Whitford: Somebody please make a documentary about Anne Roth.
Streep: I’ve tried. We really have. A lot of people have tried. But she won’t do it. She’s completely an impossible person.
Whitford: At the end of my fitting, she said, ‘That’s what you’re wearing. I don’t give a shit what Spielberg says!’
Hanks: Steven called her the co-director of the film a few days she was there.
Hanks has worked with Spielberg five times now, but this marks the first time he’s worked with Streep (and the first time Streep had ever worked with Spielberg):
Hanks: Everybody who played a reporter, we got together at my place. We had pie and coffee. I just said, ‘Look, Steven is not going to rehearse us. We have to know what these scenes are. Show up on time. Let’s all know the dialogue, and let’s all have an idea of what we’re going to do. If we do that, Steven will love us, and he will use us throughout the course of it. Don’t be surprised – he’s going to give everybody more do to than what’s on the page.’ One of the extraordinary things about all of the movies I’ve worked with Steven on is that everybody has a good part.
Streep: I was apprehensive because I knew Tom had worked with him, and his whole crew were a group of people who were used to him. You never know – everybody works differently. I wasn’t invited to the reporter’s things, because [Hanks] forgot I was the boss. (laughs) But no one told me that Steven doesn’t rehearse. Not at all. You walk on, and we shoot. I need a little ease in, just to remember the lines the first couple of times. That was very intimidating.
Whitford told an illuminating story about Spielberg’s approach to filmmaking that involved the first time Whitford read the script in a secure room at Amblin, and Spielberg told him there wasn’t going to be any rehearsal or a read-through.
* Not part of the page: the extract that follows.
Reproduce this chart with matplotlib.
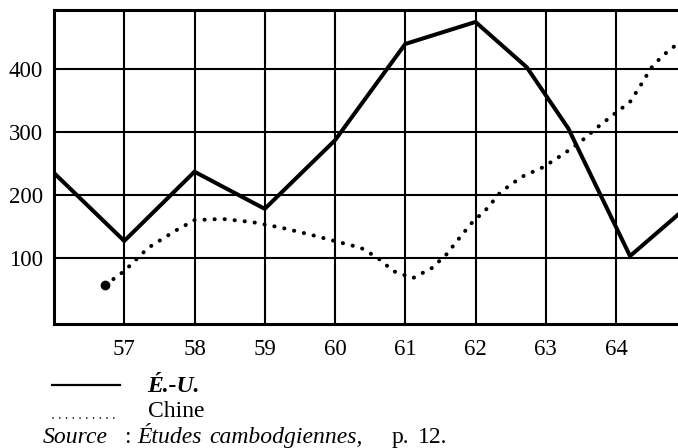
import matplotlib
matplotlib.use("Agg")
import matplotlib.pyplot as plt
from matplotlib.lines import Line2D

plt.rcParams['font.family'] = ['Liberation Serif', 'DejaVu Serif']

# ---- data ----
years = [57, 58, 59, 60, 61, 62, 63, 64]
year_labels = ['57', '58', '59', '60', '61', '62', '63', '64']
y_ticks = [100, 200, 300, 400]
y_labels = ['100', '200', '300', '400']

eu_x = [56, 57, 58, 59, 60, 61, 62, 62.73, 63.32, 64.2, 65]
eu_y = [235, 127, 237, 178, 287, 440, 475, 403, 306, 103, 180]

chine_x = [56.73, 57.0, 57.34, 57.74, 58.0, 58.39, 58.82, 59.24, 59.65, 60.06,
           60.37, 60.61, 60.83, 61.11, 61.38, 61.59, 61.78, 61.95, 62.16, 62.36,
           62.66, 62.96, 63.25, 63.49, 63.74, 63.99, 64.2, 64.36, 64.5, 64.67,
           64.85, 65.0]
chine_y = [57, 79, 116, 144, 160, 162, 157, 148, 137, 125,
           116, 100, 79, 68, 84, 106, 133, 156, 178, 205,
           229, 244, 265, 284, 308, 330, 348, 376, 402, 422,
           438, 452]

legend_labels = ['É.-U.', 'Chine']

W, H = 678, 448
fig = plt.figure(figsize=(W / 100, H / 100), dpi=100)

def fx(px):
    return px / W

def fy(py):
    return 1 - py / H

ax = fig.add_axes([fx(54), fy(324), fx(678 - 54), (324 - 10) / H])
ax.set_xlim(56, 56 + (678 - 54) / 70.25)
ax.set_ylim(-5, 494)

ax.plot(eu_x, eu_y, color='black', lw=2.9, solid_joinstyle='miter', zorder=3)
ax.plot(chine_x, chine_y, color='black', lw=2.9,
        linestyle=(0, (0.05, 2.45)), dash_capstyle='round', zorder=3)
ax.plot(chine_x[:1], chine_y[:1], 'o', color='black', ms=6, zorder=4)

ax.set_xticks(years)
ax.set_xticklabels(year_labels)
ax.set_yticks(y_ticks)
ax.set_yticklabels(y_labels)
ax.tick_params(length=0, labelsize=16.5)
ax.tick_params(axis='x', pad=11)
ax.tick_params(axis='y', pad=8)
ax.grid(True, color='black', lw=1.5)
ax.set_axisbelow(True)
for s in ['left', 'top', 'bottom']:
    ax.spines[s].set_linewidth(2.2)
ax.spines['right'].set_visible(False)

# ---- legend ----
fig.add_artist(Line2D([fx(52), fx(120)], [fy(385), fy(385)], color='black',
                      lw=1.6, transform=fig.transFigure))
fig.add_artist(Line2D([fx(53), fx(120)], [fy(418), fy(418)], color='black',
                      lw=1.2, linestyle=(0, (0.05, 4.0)), dash_capstyle='round',
                      transform=fig.transFigure))
fig.text(fx(147), fy(392), legend_labels[0], fontsize=17, fontstyle='italic',
         fontweight='bold', va='baseline', ha='left')
fig.text(fx(148), fy(417), legend_labels[1], fontsize=17, va='baseline', ha='left')

# ---- source ----
src = [('Source', 'italic', 43), (':', 'normal', 124), ('Études', 'italic', 137),
       ('cambodgiennes,', 'italic', 209), ('p.', 'normal', 392), ('12.', 'normal', 418)]
for txt, st, x in src:
    fig.text(fx(x), fy(443), txt, fontsize=17, fontstyle=st, va='baseline', ha='left')

fig.savefig('out.png', dpi=100)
Whitford: I was like, ‘Why don’t you like read-throughs?’ And he said – I hope I’m not getting in trouble – he said, ‘I think it makes people think that this process is more democratic than it actually is.’ I was like, ‘I’ll be there, and I’ll be ready, buddy!’
Streep spoke about the thing that shocked her the most about being on the set and working with everyone:
Streep: What really shocked me, was I really thought it was going to be this well-oiled machine where everybody knew what they were doing except me. I did! I was terrified at first. One of the earliest things we shot was a very long scene between the two of us, an introductory scene to our relationship. It told a lot within that seven pages…
But within that, he gave us so much freedom. He ended up [using] just the master [shot]. That’s like letting the actors edit, because we take our pauses, or we don’t. We came in and covered it, took forever, and then he came back after we killed ourselves on the closeups, and he said, ‘You know, I think I like the second take we used this morning. The master!’ He just lives in the moment. It isn’t pre-planned. It’s not a Hitchcock thing where everything’s storyboarded. It lives. The process lives in the moment, and that’s so touching to me. He’s living it.
To wrap up the evening, Hanks left us with a message as vital as anything that appears in The Post:
Hanks: Here’s the extraordinary thing: there is an election in less than a year. And if you don’t vote in that election, you get the government you deserve.
The Post arrives in theaters on December 22, 2017.